What this comes to is that a novel, like all art, must be planned and natural at once. It must be an artificial flower and a natural flower at the same time. It must seem to grow and yet there must be, if one looks for it, a sign of its being planned, of its representing purpose.
Something that Bedford-Jones goes for as a writer of adventure stories is, he doesn’t want novels to be, as he calls it, too “realistic.” The novel, he thinks, is supposed to be a means of a person’s liking life, and therefore “drab realism” shouldn’t be around. You don’t want to have nineteen paragraphs on dishes three days in the kitchen sink, and the effects thereof. You don’t want to have a description in 180 words of the repulsiveness of grease. He writes:
The magazine story entertains. It does not attempt realism. It is not concerned with the shoddy, drab realism of painting people as they are.

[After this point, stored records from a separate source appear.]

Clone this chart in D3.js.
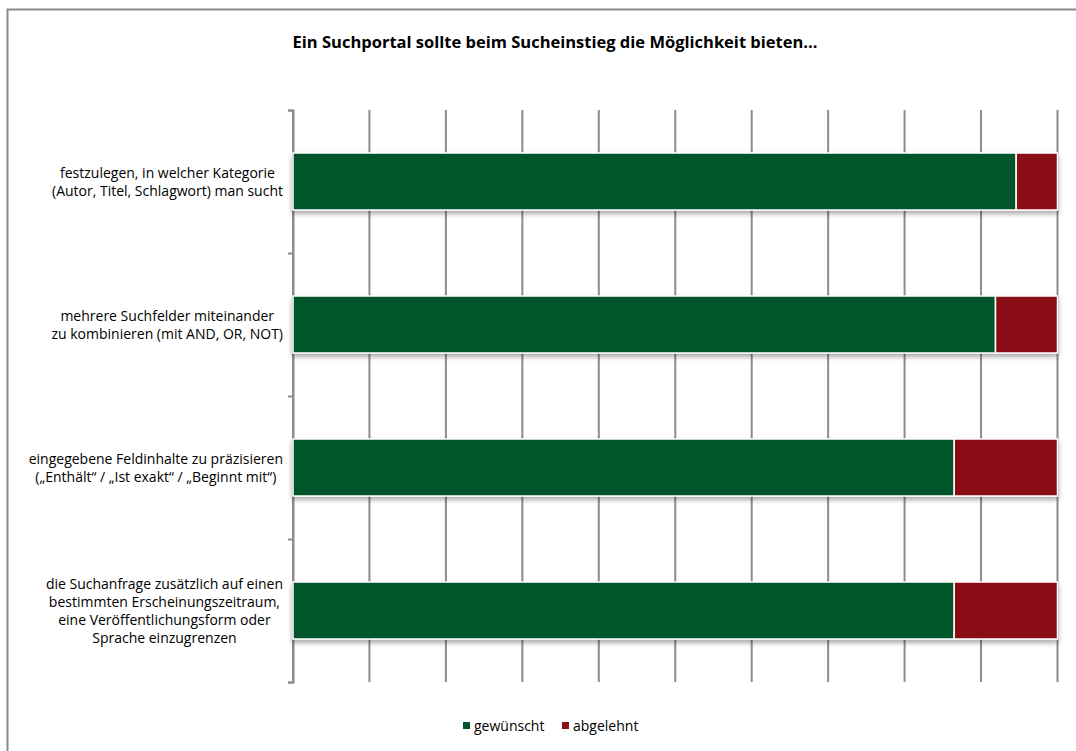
<!DOCTYPE html>
<html>
<head>
<meta charset="utf-8">
<script src="https://cdn.jsdelivr.net/npm/d3@7"></script>
<style>
  html, body { margin: 0; padding: 0; background: #fff; }
  svg { display: block; font-family: "Open Sans", Lato, sans-serif; }
</style>
</head>
<body>
<svg id="chart" width="1076" height="751"></svg>
<script>
// Survey answers (number of respondents), 100 % stacked per statement
const categories = [
  ["festzulegen, in welcher Kategorie", "(Autor, Titel, Schlagwort) man sucht"],
  ["mehrere Suchfelder miteinander", "zu kombinieren (mit AND, OR, NOT)"],
  ["eingegebene Feldinhalte zu präzisieren", "(„Enthält“ / „Ist exakt“ / „Beginnt mit“)"],
  ["die Suchanfrage zusätzlich auf einen", "bestimmten Erscheinungszeitraum,", "eine Veröffentlichungsform oder", "Sprache einzugrenzen"]
];
const gewuenscht = [35, 34, 32, 32];
const abgelehnt  = [2, 3, 5, 5];
const seriesNames = ["gewünscht", "abgelehnt"];
const seriesColors = ["#02552c", "#8a1117"];
const xTicks = [0, 0.1, 0.2, 0.3, 0.4, 0.5, 0.6, 0.7, 0.8, 0.9, 1];
const title = "Ein Suchportal sollte beim Sucheinstieg die Möglichkeit bieten...";

const svg = d3.select("#chart");
const plot = { left: 293, right: 1057.5, top: 110, bottom: 682 };

// outer chart frame
svg.append("rect")
  .attr("x", 7.5).attr("y", 9.5).attr("width", 1090).attr("height", 780)
  .attr("fill", "#fff").attr("stroke", "#8a8a8a").attr("stroke-width", 2);

// title
svg.append("text")
  .attr("x", 555).attr("y", 48)
  .attr("text-anchor", "middle")
  .attr("font-weight", "bold").attr("font-size", 16.5)
  .attr("fill", "#000")
  .text(title);

const rows = categories.map((c, i) => ({ idx: i, gewünscht: gewuenscht[i], abgelehnt: abgelehnt[i] }));
const stacked = d3.stack().keys(seriesNames).offset(d3.stackOffsetExpand)(rows);

const x = d3.scaleLinear().domain([0, 1]).range([plot.left, plot.right]);
const yBand = d3.scaleBand().domain(d3.range(categories.length))
  .range([plot.top, plot.bottom]);

// drop shadow for bars
const defs = svg.append("defs");
const f = defs.append("filter").attr("id", "shadow")
  .attr("x", "-5%").attr("y", "-20%").attr("width", "110%").attr("height", "160%");
f.append("feDropShadow").attr("dx", 0).attr("dy", 3).attr("stdDeviation", 2.5)
  .attr("flood-color", "#000").attr("flood-opacity", 0.35);

// vertical gridlines
svg.append("g").attr("class", "grid")
  .selectAll("line").data(xTicks).join("line")
  .attr("x1", d => x(d)).attr("x2", d => x(d))
  .attr("y1", plot.top).attr("y2", plot.bottom)
  .attr("stroke", "#8c8c8c").attr("stroke-width", 2);

// category axis with ticks between categories
const yAxisScale = d3.scaleLinear().domain([0, categories.length]).range([plot.top, plot.bottom]);
const yAxis = d3.axisLeft(yAxisScale).tickValues(d3.range(categories.length + 1))
  .tickSize(5).tickFormat("");
svg.append("g").attr("transform", `translate(${plot.left},0)`).call(yAxis)
  .call(g => g.selectAll("path, line").attr("stroke", "#8c8c8c").attr("stroke-width", 2));

// bars
const barH = 57;
const barGroup = svg.append("g").attr("filter", "url(#shadow)");
stacked.forEach((s, si) => {
  barGroup.append("g").selectAll("rect").data(s).join("rect")
    .attr("x", d => x(d[0]))
    .attr("width", d => x(d[1]) - x(d[0]))
    .attr("y", (d, i) => yBand(i) + yBand.bandwidth() / 2 - barH / 2)
    .attr("height", barH)
    .attr("fill", seriesColors[si])
    .attr("stroke", "#fff").attr("stroke-width", 1.5);
});

// category labels: multi-line, lines centered in a block that is right-aligned to the axis
const lineH = 18;
const labelRight = 283;
categories.forEach((lines, i) => {
  const cy = yBand(i) + yBand.bandwidth() / 2;
  const g = svg.append("g");
  const texts = g.selectAll("text").data(lines).join("text")
    .attr("font-size", 14).attr("fill", "#000")
    .attr("text-anchor", "middle")
    .attr("y", (d, k) => cy + (k - (lines.length - 1) / 2) * lineH + 5)
    .text(d => d);
  const maxW = d3.max(texts.nodes(), n => n.getComputedTextLength());
  texts.attr("x", labelRight - maxW / 2);
});

// legend
const legendItems = [
  { name: seriesNames[0], color: seriesColors[0], x: 463 },
  { name: seriesNames[1], color: seriesColors[1], x: 562 }
];
const lg = svg.append("g");
legendItems.forEach(it => {
  lg.append("rect").attr("x", it.x).attr("y", 722).attr("width", 7).attr("height", 7).attr("fill", it.color);
  lg.append("text").attr("x", it.x + 11).attr("y", 731).attr("font-size", 14).attr("fill", "#000").text(it.name);
});
</script>
</body>
</html>
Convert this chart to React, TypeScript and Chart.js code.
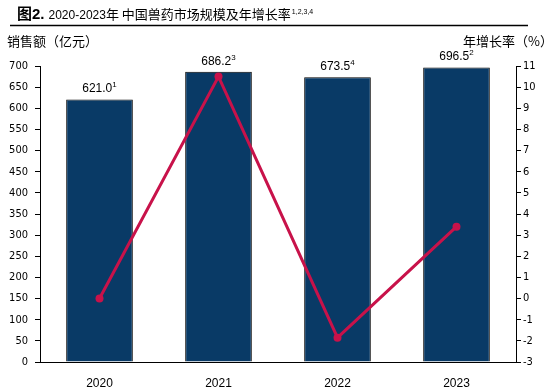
import React, { useEffect, useRef } from "react";
import { Chart, registerables } from "chart.js";

Chart.register(...registerables);

const categories = ["2020", "2021", "2022", "2023"];
const salesValues = [621.0, 686.2, 673.5, 696.5];
const salesNotes = ["1", "3", "4", "2"];
const growthValues = [0, 10.5, -1.85, 3.4];
const titleYears = "2020-2023";
const titleMain = "年 中国兽药市场规模及年增长率";
const titleNote = "1,2,3,4";
const leftAxisTitle = "销售额（亿元）";
const rightAxisTitle = "年增长率（%）";

const BAR_COLOR = "#093a66";
const LINE_COLOR = "#c8124a";
const TICK_FONT = "'Liberation Sans Narrow', 'DejaVu Sans Condensed', 'Liberation Sans', sans-serif";
const LABEL_FONT = "'Liberation Sans', 'Noto Sans CJK SC', sans-serif";
const CJK_FONT = "'Noto Sans CJK SC', sans-serif";

const overlayPlugin = {
  id: "overlay",
  afterDatasetsDraw(chart: any) {
    const ctx = chart.ctx;
    const meta = chart.getDatasetMeta(0);
    ctx.save();
    ctx.fillStyle = "#000";
    meta.data.forEach((bar: any, i: number) => {
      const txt = salesValues[i].toFixed(1);
      ctx.font = `12px ${LABEL_FONT}`;
      const w = ctx.measureText(txt).width;
      ctx.font = `8px ${LABEL_FONT}`;
      const sw = ctx.measureText(salesNotes[i]).width;
      const total = w + sw;
      const x0 = bar.x - total / 2;
      const yb = bar.y - 7;
      ctx.textAlign = "left";
      ctx.textBaseline = "alphabetic";
      ctx.font = `12px ${LABEL_FONT}`;
      ctx.fillText(txt, x0, yb);
      ctx.font = `8px ${LABEL_FONT}`;
      ctx.fillText(salesNotes[i], x0 + w, yb - 5);
    });
    ctx.restore();
  },
  afterDraw(chart: any) {
    const ctx = chart.ctx;
    ctx.save();
    ctx.fillStyle = "#000";
    ctx.textBaseline = "alphabetic";
    ctx.textAlign = "left";
    // title
    let x = 17;
    const yb = 19;
    ctx.font = `bold 15px ${CJK_FONT}`;
    ctx.fillText("图", x, yb);
    x += ctx.measureText("图").width;
    ctx.font = `bold 15px ${LABEL_FONT}`;
    ctx.fillText("2.", x, yb);
    x += ctx.measureText("2.").width + 4;
    ctx.font = `12px ${LABEL_FONT}`;
    ctx.fillText(titleYears, x, yb);
    x += ctx.measureText(titleYears).width;
    ctx.font = `13px ${CJK_FONT}`;
    ctx.fillText(titleMain, x, yb);
    x += ctx.measureText(titleMain).width + 1;
    ctx.font = `7px ${LABEL_FONT}`;
    ctx.fillText(titleNote, x, yb - 5);
    // rule
    ctx.strokeStyle = "#000";
    ctx.lineWidth = 1.5;
    ctx.beginPath();
    ctx.moveTo(10, 25.5);
    ctx.lineTo(528, 25.5);
    ctx.stroke();
    // axis titles
    ctx.font = `13px ${CJK_FONT}`;
    ctx.textBaseline = "middle";
    ctx.fillText(leftAxisTitle, 7, 41);
    ctx.textAlign = "right";
    ctx.fillText(rightAxisTitle, 553, 41);
    ctx.restore();
  },
};

export default function App() {
  const ref = useRef<HTMLCanvasElement | null>(null);
  useEffect(() => {
    document.body.style.margin = "0";
    const canvas = ref.current;
    if (!canvas) return;
    const chart = new Chart(canvas, {
      data: {
        labels: categories,
        datasets: [
          {
            type: "bar",
            label: "销售额",
            data: salesValues,
            backgroundColor: BAR_COLOR,
            borderColor: "#000",
            borderWidth: 1,
            barPercentage: 0.56,
            categoryPercentage: 1,
            yAxisID: "y",
            order: 2,
          },
          {
            type: "line",
            label: "年增长率",
            data: growthValues,
            borderColor: LINE_COLOR,
            backgroundColor: LINE_COLOR,
            borderWidth: 3,
            pointRadius: 4,
            pointBackgroundColor: LINE_COLOR,
            pointBorderWidth: 0,
            tension: 0,
            yAxisID: "y1",
            order: 1,
          },
        ],
      } as any,
      options: {
        responsive: false,
        animation: false,
        layout: { padding: { top: 66, left: 0, right: 0, bottom: 0 } },
        plugins: {
          legend: { display: false },
          tooltip: { enabled: false },
          title: { display: false },
        },
        scales: {
          x: {
            grid: { display: false },
            border: { display: true, color: "#000", width: 1 },
            ticks: {
              color: "#000",
              font: { family: LABEL_FONT, size: 12 },
              padding: 6,
            },
            afterFit: (s: any) => {
              s.height = 26;
            },
          },
          y: {
            position: "left",
            min: 0,
            max: 700,
            grid: {
              drawOnChartArea: false,
              drawTicks: true,
              tickLength: 5,
              color: "#000",
            },
            border: { display: true, color: "#000", width: 1 },
            ticks: {
              stepSize: 50,
              color: "#000",
              font: { family: TICK_FONT, size: 11 },
              padding: 7,
            },
            afterFit: (s: any) => {
              s.width = 40;
            },
          },
          y1: {
            position: "right",
            min: -3,
            max: 11,
            grid: {
              drawOnChartArea: false,
              drawTicks: true,
              tickLength: 5,
              color: "#000",
            },
            border: { display: true, color: "#000", width: 1 },
            ticks: {
              stepSize: 1,
              color: "#000",
              font: { family: TICK_FONT, size: 11 },
              padding: 2,
            },
            afterFit: (s: any) => {
              s.width = 38;
            },
          },
        },
      } as any,
      plugins: [overlayPlugin],
    });
    return () => chart.destroy();
  }, []);
  return <canvas ref={ref} width={554} height={388} style={{ display: "block" }} />;
}
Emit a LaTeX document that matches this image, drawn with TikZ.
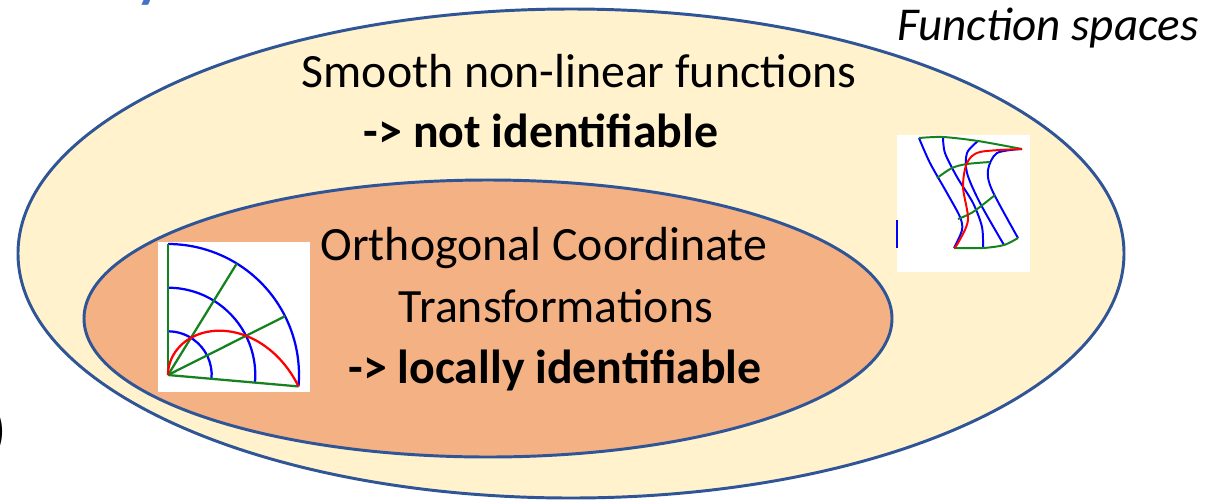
\documentclass[tikz,border=0pt]{standalone}
\usepackage{fontspec}
\setmainfont{Carlito}
\definecolor{edgeblue}{RGB}{47,85,151}
\definecolor{outerfill}{RGB}{255,242,204}
\definecolor{innerfill}{RGB}{244,177,131}
\definecolor{titleblue}{RGB}{68,114,196}
\definecolor{gridgreen}{RGB}{20,130,30}
\begin{document}
\begin{tikzpicture}[x=0.025cm,y=-0.025cm]
\clip (0,0) rectangle (1211,502);
\fill[white] (0,0) rectangle (1211,502);
\node[anchor=base, text=titleblue, font=\fontsize{40}{48}\selectfont\bfseries] (ttl) at (150,-4){y};
\node[anchor=east, inner sep=0pt, font=\fontsize{40}{48}\selectfont\bfseries] (paren) at (6,432){)};
\draw[edgeblue, line width=2.1pt, fill=outerfill] (571,253.5) ellipse [x radius=553, y radius=244.5];
\draw[edgeblue, line width=2.1pt, fill=innerfill] (488,318.5) ellipse [x radius=404, y radius=138.5];
\node[anchor=base, font=\fontsize{34}{40}\selectfont] (smooth) at (579,87){Smooth non-linear functions};
\node[anchor=base, font=\fontsize{34}{40}\selectfont\bfseries] (notid) at (541,147){-> not identifiable};
\node[anchor=base, font=\fontsize{34}{40}\selectfont] (orth) at (544,260){Orthogonal Coordinate};
\node[anchor=base, font=\fontsize{34}{40}\selectfont] (trans) at (556,322){Transformations};
\node[anchor=base, font=\fontsize{34}{40}\selectfont\bfseries] (locid) at (555,383){-> locally identifiable};
\node[anchor=base, font=\fontsize{33.5}{40}\selectfont\itshape] (fspaces) at (1048,40){Function spaces};
% polar grid
\fill[white] (158,242) rectangle (310,392);
\begin{scope}[shift={(168,375)}, y=0.025cm, line width=1.6pt]
\foreach \r in {43.7,87.3,131} \draw[blue] (-5:\r) arc[start angle=-5, end angle=90, radius=\r];
\foreach \a in {-5,26.67,58.33,90} \draw[gridgreen] (0,0) -- (\a:131);
\draw[red] plot[domain=-5:90, samples=50] (\x:{131*(90-\x)/95});
\end{scope}
% bent grid
\fill[white] (897,135) rectangle (1030,272);
\begin{scope}[line width=1.4pt]
\draw[blue] (897,220) -- (897,248);
\draw[blue] plot[smooth] coordinates {(919,138) (930,163) (947,193) (960,217) (962,230) (954,248)};
\draw[blue] plot[smooth] coordinates {(943,137) (945,153) (957,177) (973,203) (982,227) (983,248)};
\draw[blue] plot[smooth] coordinates {(978,141) (967,153) (967,173) (980,203) (1004,245)};
\draw[blue] plot[smooth] coordinates {(1022,149) (997,153) (988,170) (992,190) (1018,238)};
\draw[gridgreen] plot[smooth] coordinates {(919,138) (943,137) (978,141) (1022,149)};
\draw[gridgreen] plot[smooth] coordinates {(937,178) (952,168) (967,164) (990,162)};
\draw[gridgreen] plot[smooth] coordinates {(958,219) (973,212) (995,195)};
\draw[gridgreen] plot[smooth] coordinates {(954,248) (983,248) (1004,245) (1018,238)};
\draw[red] plot[smooth] coordinates {(1022,149) (980,152) (967,163) (963,187) (968,220) (958,243) (954,248)};
\end{scope}
\end{tikzpicture}
\end{document}
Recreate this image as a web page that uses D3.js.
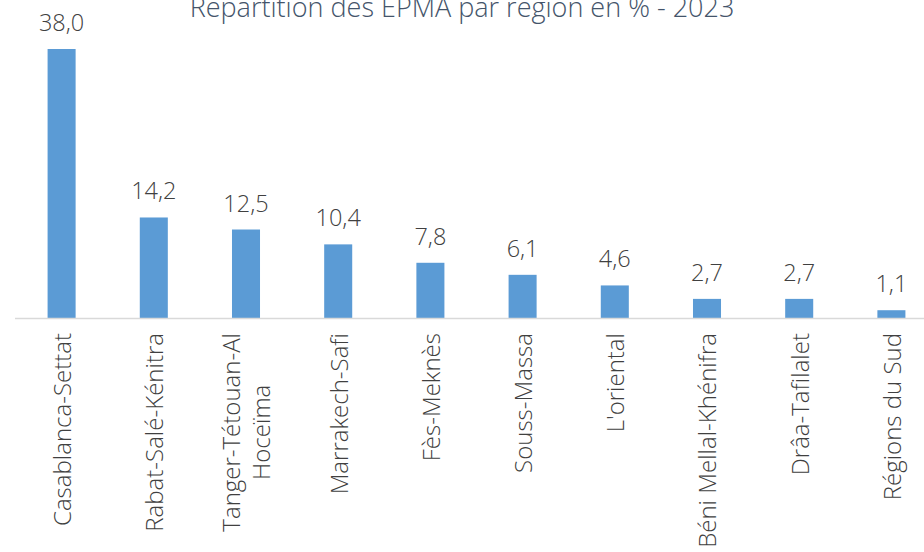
<!DOCTYPE html>
<html>
<head>
<meta charset="utf-8">
<script src="https://cdn.jsdelivr.net/npm/d3@7/dist/d3.min.js"></script>
<style>
  html, body { margin: 0; padding: 0; background: #fff; overflow: hidden; }
  svg { display: block; }
</style>
</head>
<body>
<svg id="chart" width="924" height="552"></svg>
<script>
const title = "Répartition des EPMA par région en % - 2023";
const categories = [
  ["Casablanca-Settat"],
  ["Rabat-Salé-Kénitra"],
  ["Tanger-Tétouan-Al", "Hoceïma"],
  ["Marrakech-Safi"],
  ["Fès-Meknès"],
  ["Souss-Massa"],
  ["L'oriental"],
  ["Béni Mellal-Khénifra"],
  ["Drâa-Tafilalet"],
  ["Régions du Sud"]
];
const values = [38.0, 14.2, 12.5, 10.4, 7.8, 6.1, 4.6, 2.7, 2.7, 1.1];
const valueLabels = ["38,0", "14,2", "12,5", "10,4", "7,8", "6,1", "4,6", "2,7", "2,7", "1,1"];

const svg = d3.select("#chart");
const keys = categories.map(c => c.join(" "));

const x = d3.scaleBand().domain(keys).range([15.5, 937.5]).paddingInner(0.696).paddingOuter(0.348);
const y = d3.scaleLinear().domain([0, 38]).range([318, 49]);

const fontFam = "'Open Sans', 'Noto Sans', sans-serif";

// title
svg.append("text")
  .attr("x", 462).attr("y", 17)
  .attr("text-anchor", "middle")
  .attr("font-family", fontFam)
  .attr("font-weight", 300)
  .attr("font-size", 27)
  .attr("fill", "#44546A")
  .text(title);

// bars
svg.selectAll("rect.bar").data(values).join("rect")
  .attr("class", "bar")
  .attr("x", (d, i) => x(keys[i]))
  .attr("width", x.bandwidth())
  .attr("y", d => y(d))
  .attr("height", d => y(0) - y(d))
  .attr("fill", "#5B9BD5");

// axis
const xAxis = d3.axisBottom(x).tickSize(0).tickFormat("");
const ax = svg.append("g").attr("transform", `translate(0,${y(0) + 0.5})`).call(xAxis);
ax.select(".domain").attr("d", "M15,0H924").attr("stroke", "#D9D9D9").attr("stroke-width", 1.5);

// value labels
svg.selectAll("text.val").data(values).join("text")
  .attr("class", "val")
  .attr("x", (d, i) => x(keys[i]) + x.bandwidth() / 2)
  .attr("y", d => y(d) - 18)
  .attr("text-anchor", "middle")
  .attr("font-family", fontFam)
  .attr("font-weight", 300)
  .attr("font-size", 23.5)
  .attr("fill", "#404040")
  .text((d, i) => valueLabels[i]);

// category labels (rotated)
const lineH = 30;
const catG = svg.selectAll("g.cat").data(categories).join("g")
  .attr("class", "cat")
  .attr("transform", (d, i) => `translate(${x(keys[i]) + x.bandwidth() / 2 + 1},333) rotate(-90)`);

catG.each(function(lines) {
  const g = d3.select(this);
  const n = lines.length;
  const texts = g.selectAll("text").data(lines).join("text")
    .attr("font-family", fontFam)
    .attr("font-weight", 300)
    .attr("font-size", 24)
    .attr("fill", "#404040")
    .attr("dy", "0.35em")
    .attr("y", (d, j) => (j - (n - 1) / 2) * lineH)
    .text(d => d);
  const widths = texts.nodes().map(t => t.getComputedTextLength());
  const maxW = d3.max(widths);
  texts.attr("text-anchor", "middle").attr("x", -maxW / 2);
});
</script>
</body>
</html>
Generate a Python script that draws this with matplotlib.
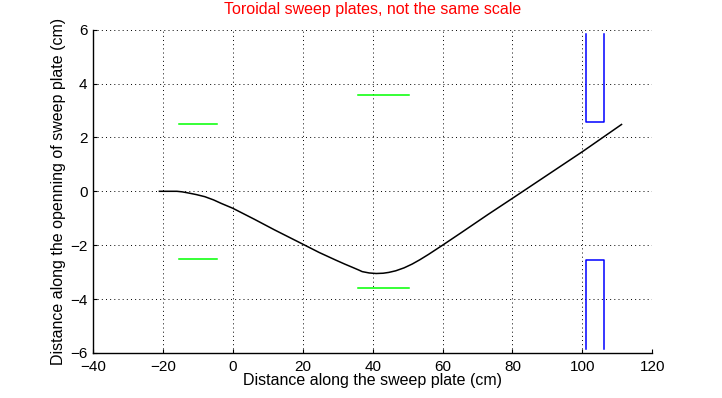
import matplotlib
matplotlib.use("Agg")
import matplotlib.pyplot as plt

plt.rcParams['font.family'] = ['Liberation Sans', 'DejaVu Sans']
plt.rcParams['lines.scale_dashes'] = False

# trajectory along the sweep plates
path_x = [-21, -16, -14.5, -12.8, -10.5, -8, -5.5, -3.3, 0, 6.2, 11.9, 20, 24.7, 29.4,
          32, 34.2, 36, 37, 39, 41, 43, 44.6, 46.6, 49, 51.3, 53.5, 56, 60, 65.4, 73, 80,
          100, 111.2]
path_y = [0, 0, -0.02, -0.06, -0.12, -0.2, -0.32, -0.45, -0.63, -1.04, -1.43, -1.96,
          -2.27, -2.55, -2.70, -2.82, -2.92, -2.98, -3.03, -3.05, -3.04, -3.01, -2.95,
          -2.84, -2.70, -2.54, -2.34, -2.0, -1.53, -0.86, -0.26, 1.47, 2.48]

# first plate pair (green)
plate1_x = [-15.5, -4.5]
plate1_y = 2.5
# second plate pair (green)
plate2_x = [35.7, 50.5]
plate2_y = 3.57
# exit slit (blue), open U shapes
slit_x = [101, 101, 106.1, 106.1]
slit_top_y = [5.85, 2.56, 2.56, 5.85]
slit_bot_y = [-5.84, -2.55, -2.55, -5.84]

fig = plt.figure(figsize=(7.22, 3.98), dpi=100)
ax = fig.add_axes([93 / 722, 45 / 398, 559.3 / 722, 323.4 / 398])

ax.plot(path_x, path_y, color='black', lw=1.1)
ax.plot(plate1_x, [plate1_y, plate1_y], color='#00ff00', lw=1.1)
ax.plot(plate1_x, [-plate1_y, -plate1_y], color='#00ff00', lw=1.1)
ax.plot(plate2_x, [plate2_y, plate2_y], color='#00ff00', lw=1.1)
ax.plot(plate2_x, [-plate2_y, -plate2_y], color='#00ff00', lw=1.1)
ax.plot(slit_x, slit_top_y, color='blue', lw=1.1)
ax.plot(slit_x, slit_bot_y, color='blue', lw=1.1)

ax.set_xlim(-40, 120)
ax.set_ylim(-6, 6)
ax.set_xticks(range(-40, 121, 20))
ax.set_yticks(range(-6, 7, 2))
ax.grid(True, color='black', linestyle=(0, (0.7, 2.3)), linewidth=0.7)

for s in ['top', 'right']:
    ax.spines[s].set_visible(False)
for s in ['left', 'bottom']:
    ax.spines[s].set_linewidth(1.0)

ax.tick_params(direction='in', length=3, width=0.8, labelsize=11)
ax.tick_params(axis='x', pad=5)
ax.tick_params(axis='y', pad=4)

ax.set_title('Toroidal sweep plates, not the same scale', color='red', fontsize=11.5, pad=11)
ax.set_xlabel('Distance along the sweep plate (cm)', fontsize=11.5, labelpad=-1)
ax.set_ylabel('Distance along the openning of sweep plate (cm)', fontsize=11.5, labelpad=3)

fig.savefig('out.png', dpi=100)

There’s the feeling that when you are trying to make money you see people as they are, but when you read you want to see them as they are not.
When the Japanese were assimilating western civilization, they made the same discovery that the Athenians made—that true facts are ugly, that art consists in idealization. Thus with our magazine fiction. It does not represent real people; it idealizes people, as all popular fiction does.
Well, that is a viewpoint. It has to do with narrative, because a novel narrative that is good is both better and worse than people; it’s wonderful and also more ordinary than things are. That is when the novel is at its very best, and how that happens is something that could cause some beautiful explanation. We should go after that explanation, but that is not for now.
*Mr. Siegel spoke about narrative in the previous section of this talk.